One defense for broad pursuit policies he often hears, Phillips says,
goes something like, "If the bad guys hadn't run, none of this would
have happened."
Leis used a different explanation in defending his deputy's decision
to pursue Fears' car.
"What you have to understand here, you really don't know what the
situation might be," Leis said. "In that $15 or $20 gas theft, there
could have been some person who was a hostage in that car, there could
have been somebody who had been murdered and was in the trunk of that
car."
It is an explanation Phillips doesn't buy.

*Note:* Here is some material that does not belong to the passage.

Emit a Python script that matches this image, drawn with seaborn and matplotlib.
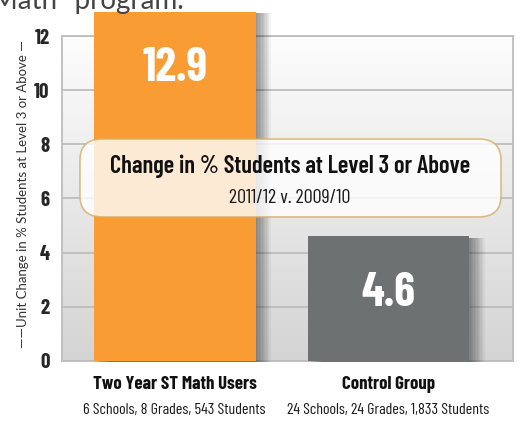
import matplotlib
matplotlib.use("Agg")
import numpy as np
import pandas as pd
import matplotlib.pyplot as plt
import matplotlib.patheffects as pe
from matplotlib.colors import LinearSegmentedColormap
from matplotlib.patches import FancyBboxPatch
import seaborn as sns

# Dados do gráfico
grupos = ["Two Year ST Math Users", "Control Group"]
detalhes = ["6 Schools, 8 Grades, 543 Students", "24 Schools, 24 Grades, 1,833 Students"]
valores = [12.9, 4.6]
cores = ["#F99C33", "#6E7171"]
ticks_y = [0, 2, 4, 6, 8, 10, 12]

# fontes: condensada para os rótulos, humanista para o eixo
COND = ["Barlow Condensed", "Liberation Sans Narrow", "DejaVu Sans"]
HUM = ["Lato", "Open Sans", "DejaVu Sans"]

sns.set_theme(style="white")
plt.rcParams["font.family"] = COND

df = pd.DataFrame({"grupo": grupos, "valor": valores})

fig = plt.figure(figsize=(5.2, 4.24), dpi=100)
ax = fig.add_axes([0.119, 0.149, 0.868, 0.766])

# fundo em degradê
grad = np.linspace(0, 1, 256).reshape(-1, 1)
cmap_fundo = LinearSegmentedColormap.from_list("fundo", ["#FDFDFD", "#D4D4D4"])
ax.imshow(grad, extent=[0, 1, 0, 1], transform=ax.transAxes, cmap=cmap_fundo,
          aspect="auto", zorder=0, origin="upper")

sns.barplot(data=df, x="grupo", y="valor", hue="grupo", palette=cores, legend=False,
            width=0.757, saturation=1, linewidth=0, ax=ax, zorder=3)

# sombra suave à direita das barras
sombra = [pe.SimplePatchShadow(offset=(k, -1), shadow_rgbFace="#000000", alpha=0.045) for k in range(1, 12)]
for barra in ax.patches:
    barra.set_clip_on(False)
    barra.set_path_effects(sombra + [pe.Normal()])

ax.set_xlim(-0.528, 1.584)
ax.set_ylim(0, 12)
ax.set_yticks(ticks_y)
ax.yaxis.grid(True, color="#BDBDBD", linewidth=1.3, zorder=1)
ax.set_axisbelow(True)
for s in ax.spines.values():
    s.set_color("#BDBDBD")
    s.set_linewidth(1.3)
ax.tick_params(axis="y", length=0, pad=9, labelsize=15)
for t in ax.get_yticklabels():
    t.set_fontweight("bold")
ax.set_xlabel("")
ax.set_ylabel("")
ax.set_xticks(range(len(grupos)))
ax.set_xticklabels(grupos, fontsize=13.5, fontweight="bold", color="#111111")
ax.tick_params(axis="x", length=0, pad=11)

# detalhes das categorias
for i, d in enumerate(detalhes):
    ax.text(i, -0.152, d, transform=ax.get_xaxis_transform(), ha="center", va="center",
            fontsize=11.5, fontweight="normal", color="#1A1A1A")

# rótulos dos valores
for i, v in enumerate(valores):
    ax.text(i, v - 2.1, f"{v}", ha="center", va="center", fontsize=34, fontweight="bold",
            color="white", zorder=5)

# caixa central
caixa = FancyBboxPatch((0.04, 0.443), 0.933, 0.24, boxstyle="round,pad=0,rounding_size=0.05",
                       transform=ax.transAxes, facecolor="white", alpha=0.8, edgecolor="#D6AE68",
                       linewidth=1.2, zorder=6, mutation_aspect=1.3)
ax.add_patch(caixa)
ax.text(0.505, 0.6, "Change in % Students at Level 3 or Above", transform=ax.transAxes,
        ha="center", va="center", fontsize=17.7, fontweight="semibold", color="#111111", zorder=7)
ax.text(0.505, 0.5, "2011/12 v. 2009/10", transform=ax.transAxes, ha="center", va="center",
        fontsize=14.5, fontweight="normal", color="#1A1A1A", zorder=7)

# rótulo do eixo y
fig.text(0.044, 0.542, "\u2014\u2014Unit Change in % Students at Level 3 or Above \u2014",
         rotation=90, ha="center", va="center", fontsize=9.5, color="#333333", family=HUM)

# texto cortado no topo
fig.text(-0.015, 0.979, "Math\" program.", ha="left", va="baseline", fontsize=20,
         color="#444444", family=HUM)

fig.savefig("out.png", dpi=100)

"Osama or D.B. Cooper or even Elvis could be in that car, too,"
Phillips said.
Phillips says on his Web site that less than 17 percent of suspects
flee for an underlying felony. Most flee because they have no driver's
license, no insurance, no registration or are driving under the
influence of alcohol.
"Would you rather deal with an impaired driver at 40 mph or 80 mph?"
Phillips asked.
Officers from a few departments that have restrictive policies --
which allow chases only for violent crimes and require involvement of
supervisors -- say their policies are working.
"We've had terrific success with our new pursuit policy," said Capt.
Paul Rooney, whose Orlando Police Department adopted a new policy in
March. "I think it's the model policy for the country."
In St. Louis County, Mo., where a restrictive policy has been in
place about 10 years, the department has simply found safer ways to
chase bad guys than to chase them in cars, said Maj. Timothy Fitch.
Officers will attempt to make a traffic stop, he said, but unless the
case involves a serious felony, there won't be a high-speed chase.
If someone is DUI, for example, police will give the driver a wide
berth and try to warn other drivers away. Many times, officers simply
arrest the drunken driver when he gets to his driveway, Fitch said.
In some other cases, the department uses helicopters or a plane to
keep an eye on suspects without causing the suspect to tear through
traffic or populated areas.
"We would rather let a stolen car go than take the risk of someone
getting killed," Fitch said. "It's worth the trade-off."